I've always found the Sichuan peppercorns to be the most fascinating ingredient in my pantry. The first time I tried them, I was startled by the tingling sensation they produced—almost like a mild electric current running across my tongue. Now I keep them in a special airtight container to preserve their potency and find myself reaching for them whenever a dish needs that special something beyond just heat.
Every time I make this dish, I'm reminded of why stir-frying became my favorite cooking method. There's something almost meditative about the preparation—the methodical cutting of ingredients into precise pieces, the organization of components in small bowls around the stove, and then the exhilarating dance of heat, movement, and transformation that happens in mere minutes. This Spicy Pepper Chicken might look humble on the plate, but the depth of flavor it delivers makes it a dish I return to again and again, each time appreciating the beautiful simplicity of well-executed Chinese home cooking.
Frequently Asked Questions
- → Can I make this dish less spicy?
- Yes! Use fewer chilies or remove the seeds. You can also reduce the amount of Sichuan peppercorns or substitute with more black pepper for a different heat profile.
- → What can I substitute for Sichuan peppercorns?
- If you can't find Sichuan peppercorns, use more freshly cracked black pepper to make a black pepper chicken stir-fry instead. The flavor will be different but still delicious.
- → Can I use chicken breast instead of thighs?

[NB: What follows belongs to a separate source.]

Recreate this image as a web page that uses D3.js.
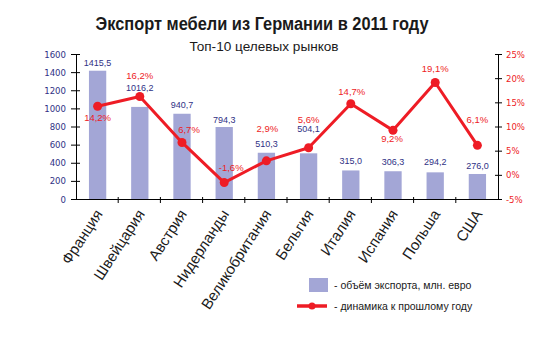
<!DOCTYPE html>
<html><head><meta charset="utf-8">
<script src="https://cdn.jsdelivr.net/npm/d3@7"></script>
<style>
html,body{margin:0;padding:0;background:#fff;}
svg{display:block;font-family:"Liberation Sans",Arial,sans-serif;}
</style></head><body>
<svg id="chart" width="550" height="339"></svg>
<script>
const categories = ["Франция","Швейцария","Австрия","Нидерланды","Великобритания","Бельгия","Италия","Испания","Польша","США"];
const exportValues = [1415.5,1016.2,940.7,794.3,510.3,504.1,315.0,306.3,294.2,276.0];
const growthValues = [14.2,16.2,6.7,-1.6,2.9,5.6,14.7,9.2,19.1,6.1];
const leftTicks = [0,200,400,600,800,1000,1200,1400,1600];
const rightTicks = [-5,0,5,10,15,20,25];
const titleText = "Экспорт мебели из Германии в 2011 году";
const subtitleText = "Топ-10 целевых рынков";
const legendLabels = ["- объём экспорта, млн. евро","- динамика к прошлому году"];

// label placement (layout, not data): offsets in px relative to anchor
const barLabelDy = [-5,-17,-6,-4,-6,-21,-6,-6,-7,-5];
const pctLabelDy = [15,-17.5,-9.5,-11.5,-29,-25,-9,12,-10.5,-22];
const pctLabelDx = [0,0,7,7,1,0,1,-1,0,0];

const BAR = "#a3a6d6", RED = "#ee1c25", NAVY = "#2f3185";
const fmt = v => v.toFixed(1).replace(".", ",");

const svg = d3.select("#chart");
const L = 76, R = 498, T = 54, B = 199;

const x = d3.scaleBand().domain(categories).range([L, R]).paddingInner(0.59).paddingOuter(0.295);
const xb = d3.scaleBand().domain(categories).range([L, R]);
const yL = d3.scaleLinear().domain([0,1600]).range([B, T]);
const yR = d3.scaleLinear().domain([-5,25]).range([B, T]);

// title
svg.append("text").attr("x", 262).attr("y", 29.5).attr("text-anchor","middle")
  .attr("font-size", 17.5).attr("font-weight","bold").attr("fill","#1a1a1a")
  .attr("textLength", 333).attr("lengthAdjust","spacingAndGlyphs").text(titleText);
svg.append("text").attr("x", 264).attr("y", 51).attr("text-anchor","middle")
  .attr("font-size", 13.6).attr("fill","#1a1a1a").text(subtitleText);

// bars
svg.append("g").selectAll("rect").data(exportValues).join("rect")
  .attr("x", (d,i) => x(categories[i]) + 0.5)
  .attr("y", d => yL(d)).attr("width", x.bandwidth()).attr("height", d => B - yL(d))
  .attr("fill", BAR);

// axes
const leftAxis = d3.axisLeft(yL).tickValues(leftTicks).tickSize(0).tickPadding(10).tickFormat(d3.format("d"));
const gL = svg.append("g").attr("transform", `translate(${L},0)`).call(leftAxis);
gL.select(".domain").attr("stroke","#000");
gL.selectAll(".tick text").attr("fill", NAVY).attr("font-size", 9.5)
  .attr("font-family","'Liberation Sans Narrow','Arial Narrow','DejaVu Sans Condensed',sans-serif");
gL.selectAll(".tick").append("line").attr("x1",-5).attr("x2",4).attr("stroke","#000");

const rightAxis = d3.axisRight(yR).tickValues(rightTicks).tickSize(0).tickPadding(8).tickFormat(d => d + "%");
const gR = svg.append("g").attr("transform", `translate(${R},0)`).call(rightAxis);
gR.select(".domain").attr("stroke","#000");
gR.selectAll(".tick text").attr("fill", RED).attr("font-size", 9.5)
  .attr("font-family","'Liberation Sans Narrow','Arial Narrow','DejaVu Sans Condensed',sans-serif");
gR.selectAll(".tick").append("line").attr("x1",-3).attr("x2",4).attr("stroke","#000");

// x axis
const bottomAxis = d3.axisBottom(xb).tickSize(0).tickFormat("");
const gB = svg.append("g").attr("transform", `translate(0,${B})`).call(bottomAxis);
gB.select(".domain").attr("stroke","#000");
const bounds = categories.map(c => xb(c)).concat([R]);
gB.selectAll("line.bnd").data(bounds.slice(1, -1)).join("line").attr("class","bnd")
  .attr("x1", d => d).attr("x2", d => d).attr("y1", -2).attr("y2", 4).attr("stroke","#000");

// category labels
svg.append("g").selectAll("text").data(categories).join("text")
  .attr("transform", d => `translate(${xb(d) + xb.bandwidth()/2 + 6},${B + 15}) rotate(-57)`)
  .attr("text-anchor","end").attr("font-size", 15).attr("fill","#1a1a1a").text(d => d);

// line
const pts = growthValues.map((v,i) => [x(categories[i]) + x.bandwidth()/2 + 0.5, yR(v)]);
svg.append("path").attr("d", d3.line()(pts)).attr("fill","none")
  .attr("stroke", RED).attr("stroke-width", 3).attr("stroke-linejoin","round");
svg.append("g").selectAll("circle").data(pts).join("circle")
  .attr("cx", d => d[0]).attr("cy", d => d[1]).attr("r", 4.5).attr("fill", RED);

// bar labels
svg.append("g").selectAll("text").data(exportValues).join("text")
  .attr("x", (d,i) => x(categories[i]) + x.bandwidth()/2 + 0.5)
  .attr("y", (d,i) => Math.min(yL(d), i===1||i===5 ? yR(growthValues[i]) : yL(d)) + (i===1||i===5 ? (i===1?-5.5:-15.5) : barLabelDy[i]))
  .attr("text-anchor","middle").attr("font-size", 9).attr("fill", NAVY).text(d => fmt(d));

// percent labels
svg.append("g").selectAll("text").data(growthValues).join("text")
  .attr("x", (d,i) => pts[i][0] + pctLabelDx[i])
  .attr("y", (d,i) => pts[i][1] + pctLabelDy[i])
  .attr("text-anchor","middle").attr("font-size", 9.5).attr("fill", RED).text(d => fmt(d) + "%");

// legend
const lg = svg.append("g");
lg.append("rect").attr("x", 309).attr("y", 278).attr("width", 19).attr("height", 14).attr("fill", BAR);
lg.append("text").attr("x", 334).attr("y", 289).attr("font-size", 10.5).attr("fill","#1a1a1a").text(legendLabels[0]);
lg.append("line").attr("x1", 297).attr("x2", 327).attr("y1", 306).attr("y2", 306).attr("stroke", RED).attr("stroke-width", 3.5);
lg.append("circle").attr("cx", 312).attr("cy", 306).attr("r", 3.5).attr("fill", RED);
lg.append("text").attr("x", 334).attr("y", 310).attr("font-size", 10.5).attr("fill","#1a1a1a").text(legendLabels[1]);
</script>
</body></html>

- Absolutely! Chicken breast works well too. Just be careful not to overcook it as it can dry out more quickly than thighs.
- → How can I make this recipe vegetarian?
- Replace the chicken with pan-fried firm tofu cubes and use vegetarian oyster sauce (made from mushrooms) instead of regular oyster sauce.
- → What vegetables can I add to this stir-fry?
- This recipe is very flexible! Try adding broccoli, snap peas, carrots, celery, or any stir-fry friendly vegetables you enjoy.